Member of the National Assembly of Pakistan
- In office 2008–2013

Personal details
- Born: 30 October 1955 (age 70) Chiniot, Punjab, Pakistan
- Party: TLP (2025-present)
- Other political affiliations: PPP (2018-2025) PTI (2013-2018) PPP (2002-2013)

= Syed Anayat Ali Shah =

Pakistani politician

Syed Inayat Ali Shah (Punjabi, سید عنایت علی شاہ) is a politician from Chiniot. He remained a Member of the National Assembly of Pakistan from 2008 till 2013, elected in the 2008 Pakistani general election from NA-86 (Chiniot-I).
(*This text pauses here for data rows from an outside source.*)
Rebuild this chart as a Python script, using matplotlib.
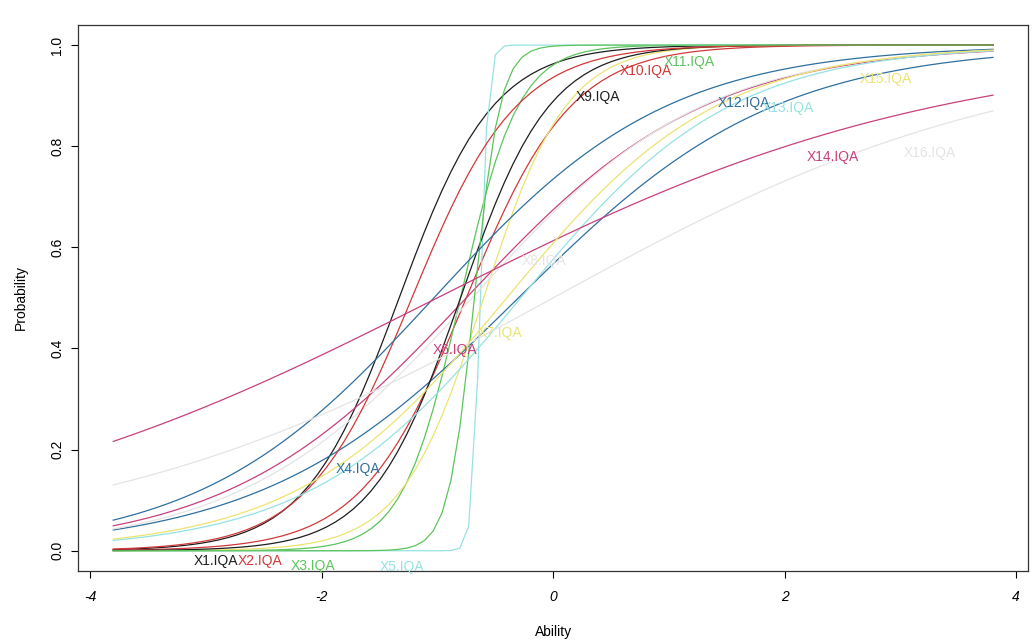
import numpy as np
import matplotlib
matplotlib.use("Agg")
import matplotlib.pyplot as plt

plt.rcParams['font.family'] = ['Liberation Sans', 'DejaVu Sans']

# Item labels (16 items, R default palette recycled)
items = ["X1.IQA", "X2.IQA", "X3.IQA", "X4.IQA", "X5.IQA", "X6.IQA", "X7.IQA", "X8.IQA",
         "X9.IQA", "X10.IQA", "X11.IQA", "X12.IQA", "X13.IQA", "X14.IQA", "X15.IQA", "X16.IQA"]
# Estimated 2PL item parameters
discrimination = [2.45, 2.2, 4.0, 0.9, 30.0, 0.97, 2.8, 1.0,
                  2.6, 2.2, 9.0, 0.99, 1.1, 0.46, 1.1, 0.5]
difficulty = [-1.33, -0.75, -0.8, -0.3, -0.63, -0.75, -0.6, -0.7,
              -0.8, -1.22, -0.68, -1.03, -0.28, -1.0, -0.4, 0.0]
colors = ["#1e1e1e", "#d2383a", "#5cc45c", "#2f6f9f", "#96e2e2", "#c8407c", "#ebe470", "#e4e4e4",
          "#1e1e1e", "#d2383a", "#5cc45c", "#2f6f9f", "#96e2e2", "#c8407c", "#ebe470", "#e4e4e4"]

x_ticks = [-4, -2, 0, 2, 4]
y_ticks = [0.0, 0.2, 0.4, 0.6, 0.8, 1.0]

z = np.linspace(-3.8, 3.8, 100)
label_idx = np.round(np.linspace(10, 90, len(items))).astype(int) - 1

fig = plt.figure(figsize=(10.35, 6.44), dpi=100)
ax = fig.add_axes([0.0754, 0.1134, 0.918, 0.848])

for i, name in enumerate(items):
    p = 1.0 / (1.0 + np.exp(-discrimination[i] * (z - difficulty[i])))
    ax.plot(z, p, color=colors[i], lw=0.9)
    k = label_idx[i]
    ax.annotate(name, (z[k], p[k]), xytext=(0, -7), textcoords='offset points',
                ha='left', va='top', color=colors[i], fontsize=10)

ax.set_xlim(-4.104, 4.104)
ax.set_ylim(-0.04, 1.04)
ax.set_xticks(x_ticks)
ax.set_xticklabels([str(t) for t in x_ticks], fontsize=10, style='italic')
ax.set_yticks(y_ticks)
ax.set_yticklabels(["%.1f" % t for t in y_ticks], fontsize=10, rotation=90, va='center')
ax.tick_params(axis='y', direction='out', length=5, width=0.8, pad=5)
ax.tick_params(axis='x', direction='out', length=5, width=0.8, pad=9)
for s in ax.spines.values():
    s.set_linewidth(0.9)
    s.set_color("#333333")
ax.set_xlabel("Ability", fontsize=10, labelpad=15)
ax.set_ylabel("Probability", fontsize=10, labelpad=16)

fig.savefig("out.png", dpi=100)
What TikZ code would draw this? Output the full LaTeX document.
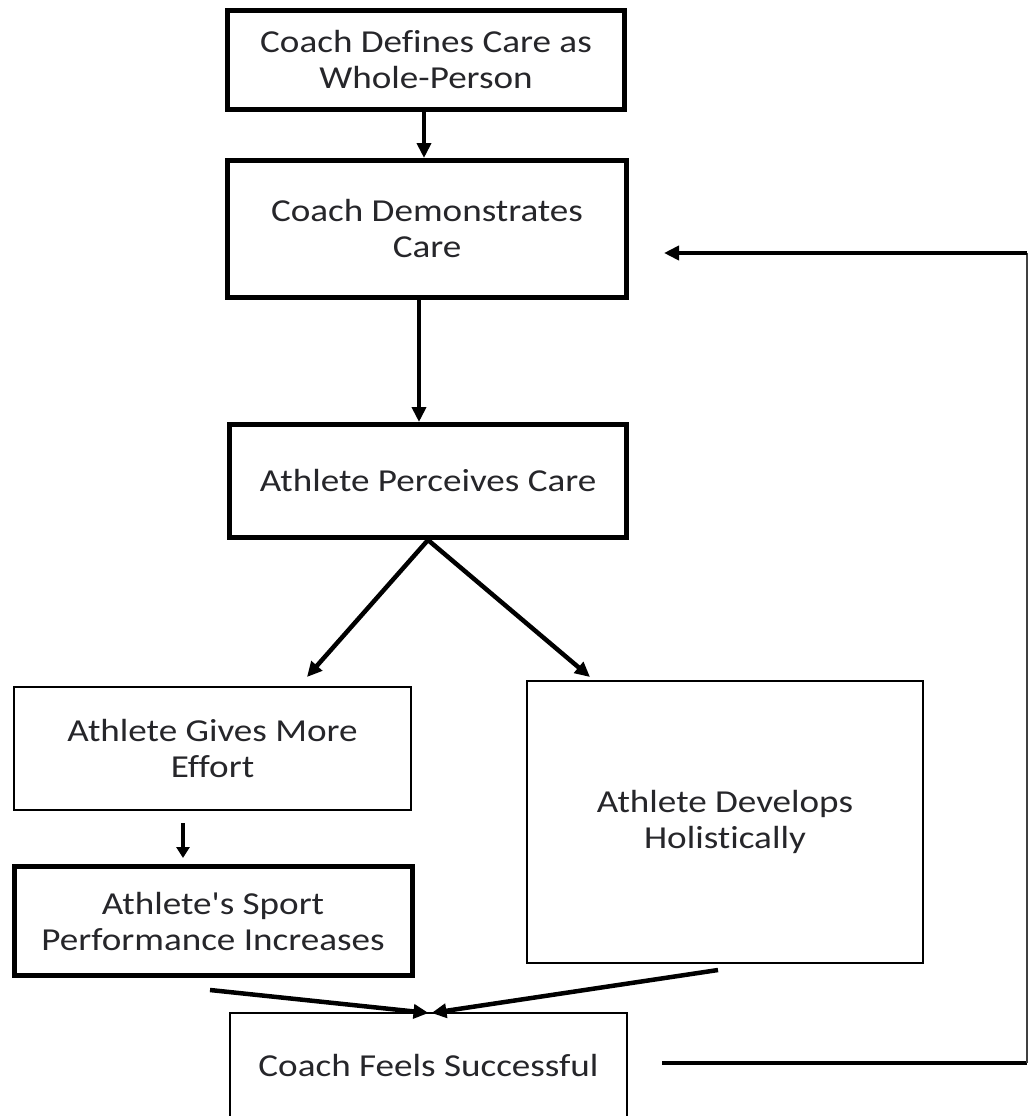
\documentclass[tikz,border=0pt]{standalone}
\usepackage{fontspec}
\setmainfont{Carlito}[FakeStretch=1.16,Ligatures={TeXOff,NoCommon}]
\usetikzlibrary{arrows.meta,calc}
\definecolor{ink}{RGB}{38,38,42}
\tikzset{
  >={Triangle[length=15pt,width=14pt]},
  box/.style={draw=black,line width=#1,fill=white,text=ink,align=center,
    minimum width=397pt,inner sep=0pt,font=\fontsize{32}{36}\selectfont},
  box/.default=5pt,
  thin box/.style={box=2pt},
  flow/.style={->,line width=4.5pt,draw=black},
  loop line/.style={line width=#1,draw=black},
  loop line/.default=4.5pt,
}
\begin{document}
\begin{tikzpicture}[x=1pt,y=-1pt]
  \clip (0,0) rectangle (1029,1116);
  \fill[white] (0,0) rectangle (1029,1116);
  % main chain
  \node[box,minimum height=99pt] (define) at (426,60) {Coach Defines Care as\\Whole-Person};
  \node[box,minimum height=137pt,minimum width=399pt] (demo) at (427,229) {Coach Demonstrates\\Care};
  \node[box,minimum height=113pt] (perceive) at (428,481) {Athlete Perceives Care};
  \node[thin box,minimum height=123pt] (effort) at (212.5,748.5) {Athlete Gives More\\Effort};
  \node[box,minimum height=109pt,minimum width=398pt] (perform) at (213,921) {Athlete's Sport\\Performance Increases};
  \node[thin box,minimum height=282pt,minimum width=396pt] (holistic) at (725,822) {Athlete Develops\\Holistically};
  \node[thin box,minimum height=104pt,anchor=north] (success) at (428.5,1012) {Coach Feels Successful};
  % free ends
  \coordinate (defineOut) at ($(define.south)+(-2,0)$);
  \coordinate (demoIn) at (defineOut |- demo.north);
  \coordinate (demoOut) at ($(demo.south)+(-8,0)$);
  \coordinate (perceiveIn) at (demoOut |- perceive.north);
  \coordinate (effortL) at (307,677);
  \coordinate (holisticR) at (590,677);
  \coordinate (effortOut) at (183,823);
  \coordinate (performIn) at (183,858);
  \coordinate (performOut) at (210,990);
  \coordinate (holisticOut) at (718,970);
  \coordinate (fb1) at (662,1063);
  \coordinate (fb2) at (1027,1063);
  \coordinate (fb3) at (1027,253);
  \coordinate (fb4) at (664,253);
  % connectors
  \draw[flow] (defineOut) -- (demoIn);
  \draw[flow] (demoOut) -- (perceiveIn);
  \draw[flow] (perceive.south) -- (effortL);
  \draw[flow] (perceive.south) -- (holisticR);
  \draw[flow,>={Triangle[length=11pt,width=13pt]}] (effortOut) -- (performIn);
  \draw[flow] (performOut) -- ($(success.north)+(0,1)$);
  \draw[flow] (holisticOut) -- ($(success.north)+(3,1)$);
  % feedback loop
  \draw[loop line] (fb1) -- (fb2);
  \draw[loop line=1.6pt,black!75] (fb2) -- (fb3);
  \draw[flow] (fb3) -- (fb4);
\end{tikzpicture}
\end{document}
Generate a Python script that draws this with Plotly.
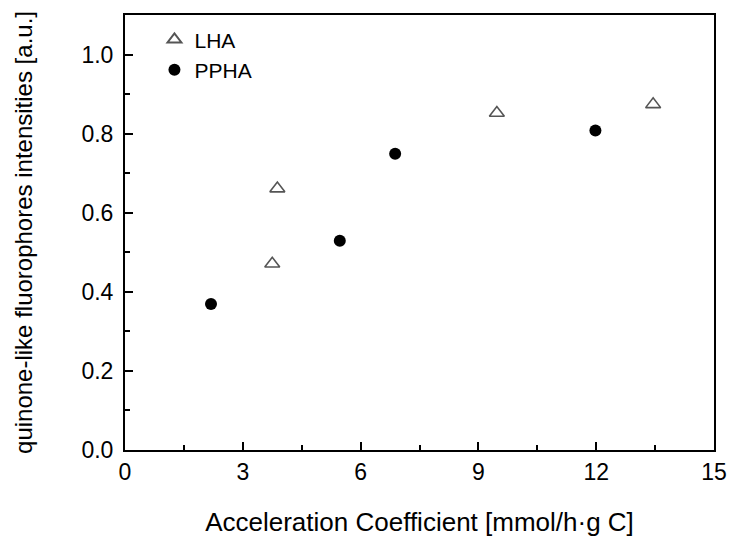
import plotly.graph_objects as go

lha_x = [3.75, 3.88, 9.47, 13.45]
lha_y = [0.471, 0.661, 0.852, 0.874]
ppha_x = [2.19, 5.47, 6.88, 11.98]
ppha_y = [0.369, 0.529, 0.749, 0.808]

x_ticks = [0, 3, 6, 9, 12, 15]
y_ticks = [0.0, 0.2, 0.4, 0.6, 0.8, 1.0]
y_tick_labels = ["0.0", "0.2", "0.4", "0.6", "0.8", "1.0"]

FONT = "Liberation Sans, Arial, sans-serif"

fig = go.Figure()
fig.add_trace(go.Scatter(
    x=lha_x, y=lha_y, mode="markers", name="LHA",
    marker=dict(symbol="triangle-up-open", size=13, color="#555555",
                line=dict(width=1.6, color="#555555")),
))
fig.add_trace(go.Scatter(
    x=ppha_x, y=ppha_y, mode="markers", name="PPHA",
    marker=dict(symbol="circle", size=12, color="black"),
))

axis_common = dict(
    showline=True, linecolor="black", linewidth=2, mirror=True,
    ticks="inside", ticklen=8, tickwidth=1.5, tickcolor="black",
    showgrid=False, zeroline=False, automargin=False,
    tickfont=dict(family=FONT, size=23, color="black"),
)

fig.update_xaxes(
    range=[0, 15], tickvals=x_ticks,
    minor=dict(ticks="inside", ticklen=5, tickwidth=1.5, tickcolor="black", dtick=1.5),
    title=dict(text="Acceleration Coefficient [mmol/h·g C]",
               font=dict(family=FONT, size=26, color="black"),
               standoff=30),
    **axis_common,
)
fig.update_yaxes(
    range=[0, 1.1], tickvals=y_ticks, ticktext=y_tick_labels,
    ticklabelstandoff=5,
    minor=dict(ticks="inside", ticklen=5, tickwidth=1.5, tickcolor="black", dtick=0.1),
    title=dict(text="quinone-like fluorophores intensities [a.u.]",
               font=dict(family=FONT, size=24, color="black"),
               standoff=42),
    **axis_common,
)

fig.update_layout(
    width=729, height=537,
    margin=dict(l=125, r=15, t=15, b=87),
    plot_bgcolor="white", paper_bgcolor="white",
    showlegend=True,
    legend=dict(x=0.05, y=0.99, xanchor="left", yanchor="top",
                bgcolor="rgba(0,0,0,0)",
                font=dict(family=FONT, size=21, color="black"),
                itemsizing="constant", tracegroupgap=0),
)

fig.write_html("out.html")
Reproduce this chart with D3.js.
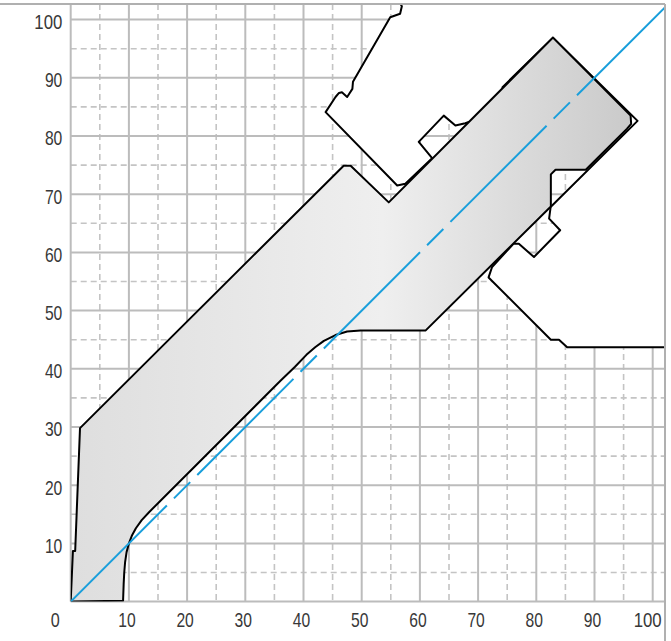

He belongs to Pakistan Peoples Party.

== Political career ==
Shah was elected to the National Assembly of Pakistan from Constituency NA-86 Chiniot-I as a candidate of Pakistan People's Party (PPP) in the 2008 Pakistani general election. He received 65,322 votes and defeated Qaiser Ahmed Sheikh.

Shah ran for the seat of the National Assembly from Constituency NA-86 (Chiniot-I) as a candidate of PPP in the 2013 Pakistani general election, but was unsuccessful. He received 40,199 votes and lost the seat to Qaiser Ahmed Sheikh.